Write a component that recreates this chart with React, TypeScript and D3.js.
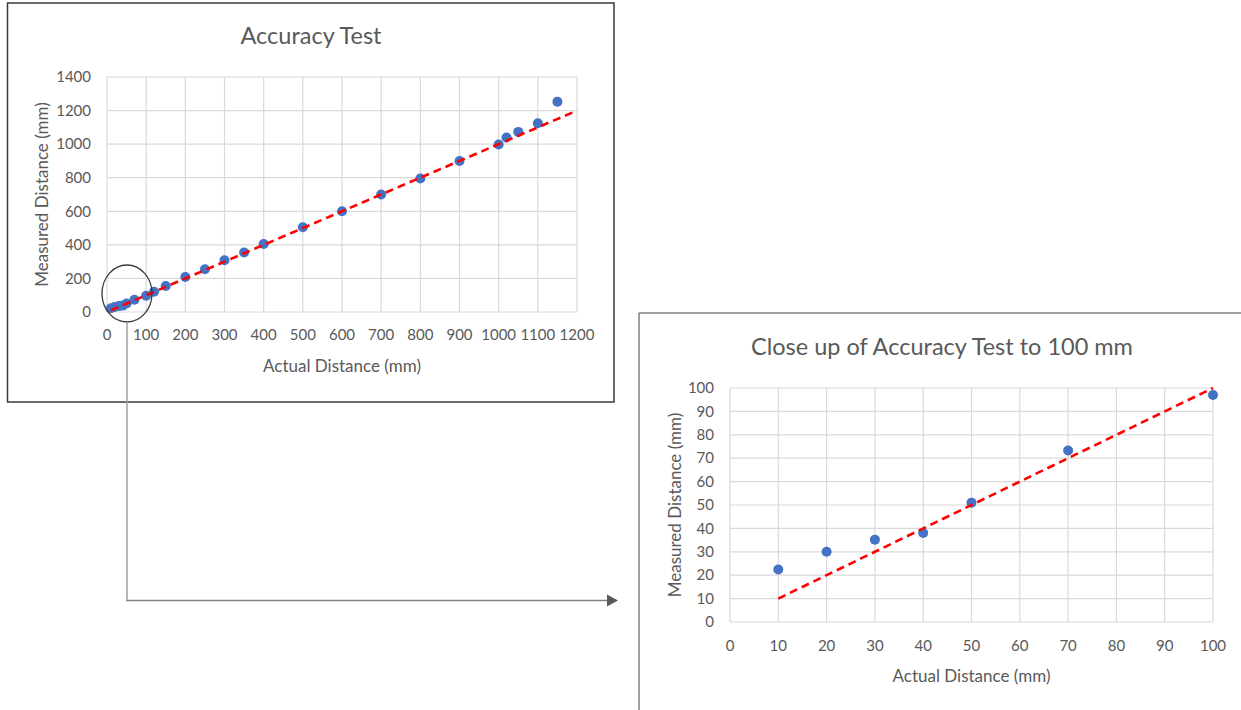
import React from "react";
import * as d3 from "d3";

// Measurement data: actual vs. measured distance (mm)
const actualDistance = [10, 20, 30, 40, 50, 70, 100, 120, 150, 200, 250, 300, 350, 400, 500, 600, 700, 800, 900, 1000, 1020, 1050, 1100, 1150];
const measuredDistance = [22.4, 30, 35.2, 38, 51, 73.3, 97, 121, 155, 208, 255, 308, 355, 405, 505, 600, 700, 795, 900, 998, 1040, 1073, 1125, 1253];

// Close-up subset (up to 100 mm)
const closeActual = [10, 20, 30, 40, 50, 70, 100];
const closeMeasured = [22.4, 30, 35.2, 38, 51, 73.3, 97];

// Ideal y = x reference lines
const idealFull = [10, 1200];
const idealClose = [10, 100];

const fullXTicks = [0, 100, 200, 300, 400, 500, 600, 700, 800, 900, 1000, 1100, 1200];
const fullYTicks = [0, 200, 400, 600, 800, 1000, 1200, 1400];
const closeXTicks = [0, 10, 20, 30, 40, 50, 60, 70, 80, 90, 100];
const closeYTicks = [0, 10, 20, 30, 40, 50, 60, 70, 80, 90, 100];

const FONT = "Lato, 'Open Sans', sans-serif";
const TEXT = "#595959";
const GRID = "#d9d9d9";
const DOT = "#4472C4";

type ChartProps = {
  title: string;
  titleX: number;
  titleY: number;
  titleSize: number;
  x0: number; x1: number; y0: number; y1: number;
  xDomain: [number, number];
  yDomain: [number, number];
  xTicks: number[];
  yTicks: number[];
  xs: number[];
  ys: number[];
  ideal: number[];
  xTickY: number;
  xTitleY: number;
  yTitleX: number;
};

function ScatterChart(p: ChartProps) {
  const x = d3.scaleLinear().domain(p.xDomain).range([p.x0, p.x1]);
  const y = d3.scaleLinear().domain(p.yDomain).range([p.y0, p.y1]);
  const line = d3.line<number>().x((d) => x(d)).y((d) => y(d));
  return (
    <g fontFamily={FONT} fill={TEXT}>
      <text x={p.titleX} y={p.titleY} textAnchor="middle" fontSize={p.titleSize}>{p.title}</text>
      {p.yTicks.map((t) => (
        <line key={"gy" + t} x1={p.x0} x2={p.x1} y1={y(t)} y2={y(t)} stroke={GRID} strokeWidth={1.2} />
      ))}
      {p.xTicks.map((t) => (
        <line key={"gx" + t} x1={x(t)} x2={x(t)} y1={p.y0} y2={p.y1} stroke={GRID} strokeWidth={1.2} />
      ))}
      {p.yTicks.map((t) => (
        <text key={"ty" + t} x={p.x0 - 16} y={y(t)} dy="0.35em" textAnchor="end" fontSize={15}>{t}</text>
      ))}
      {p.xTicks.map((t) => (
        <text key={"tx" + t} x={x(t)} y={p.xTickY} textAnchor="middle" fontSize={15}>{t}</text>
      ))}
      <text x={(p.x0 + p.x1) / 2} y={p.xTitleY} textAnchor="middle" fontSize={17}>Actual Distance (mm)</text>
      <text
        transform={`translate(${p.yTitleX},${(p.y0 + p.y1) / 2}) rotate(-90)`}
        textAnchor="middle"
        dy="0.35em"
        fontSize={17}
      >
        Measured Distance (mm)
      </text>
      {p.xs.map((v, i) => (
        <circle key={"d" + i} cx={x(v)} cy={y(p.ys[i])} r={5} fill={DOT} />
      ))}
      <path d={line(p.ideal) ?? ""} fill="none" stroke="#ff0000" strokeWidth={2.6} strokeDasharray="8 5" />
    </g>
  );
}

export default function App() {
  return (
    <div style={{ position: "fixed", left: 0, top: 0 }}>
      <svg width={1241} height={710} style={{ display: "block", background: "#fff" }}>
        <rect x={0} y={0} width={1241} height={710} fill="#fff" />
        {/* frames */}
        <rect x={7.5} y={3} width={606.5} height={399} fill="none" stroke="#3a3a3a" strokeWidth={1.5} />
        <line x1={639} y1={313} x2={1241} y2={313} stroke="#7f7f7f" strokeWidth={1.5} />
        <line x1={639} y1={313} x2={639} y2={710} stroke="#7f7f7f" strokeWidth={1.5} />

        <ScatterChart
          title="Accuracy Test"
          titleX={311}
          titleY={44}
          titleSize={23.5}
          x0={107} x1={577} y0={312} y1={77}
          xDomain={[0, 1200]}
          yDomain={[0, 1400]}
          xTicks={fullXTicks}
          yTicks={fullYTicks}
          xs={actualDistance}
          ys={measuredDistance}
          ideal={idealFull}
          xTickY={340}
          xTitleY={372}
          yTitleX={42}
        />
        <ScatterChart
          title="Close up of Accuracy Test to 100 mm"
          titleX={942}
          titleY={355}
          titleSize={23.5}
          x0={730} x1={1213} y0={622} y1={388}
          xDomain={[0, 100]}
          yDomain={[0, 100]}
          xTicks={closeXTicks}
          yTicks={closeYTicks}
          xs={closeActual}
          ys={closeMeasured}
          ideal={idealClose}
          xTickY={651}
          xTitleY={682}
          yTitleX={675}
        />

        {/* callout from the low range to the close-up */}
        <ellipse cx={127} cy={293.5} rx={25} ry={28.5} fill="none" stroke="#3a3a3a" strokeWidth={1.3} />
        <line x1={127} y1={322} x2={127} y2={600.5} stroke="#a0a0a0" strokeWidth={1.5} />
        <line x1={126.3} y1={600.5} x2={608} y2={600.5} stroke="#808080" strokeWidth={1.5} />
        <path d="M607,594.5 L618,600.5 L607,606.5 Z" fill="#595959" />
      </svg>
    </div>
  );
}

- Written instruction: Report how many lines hold the string "React", giving the number and nothing else.

- Reply to the task: 2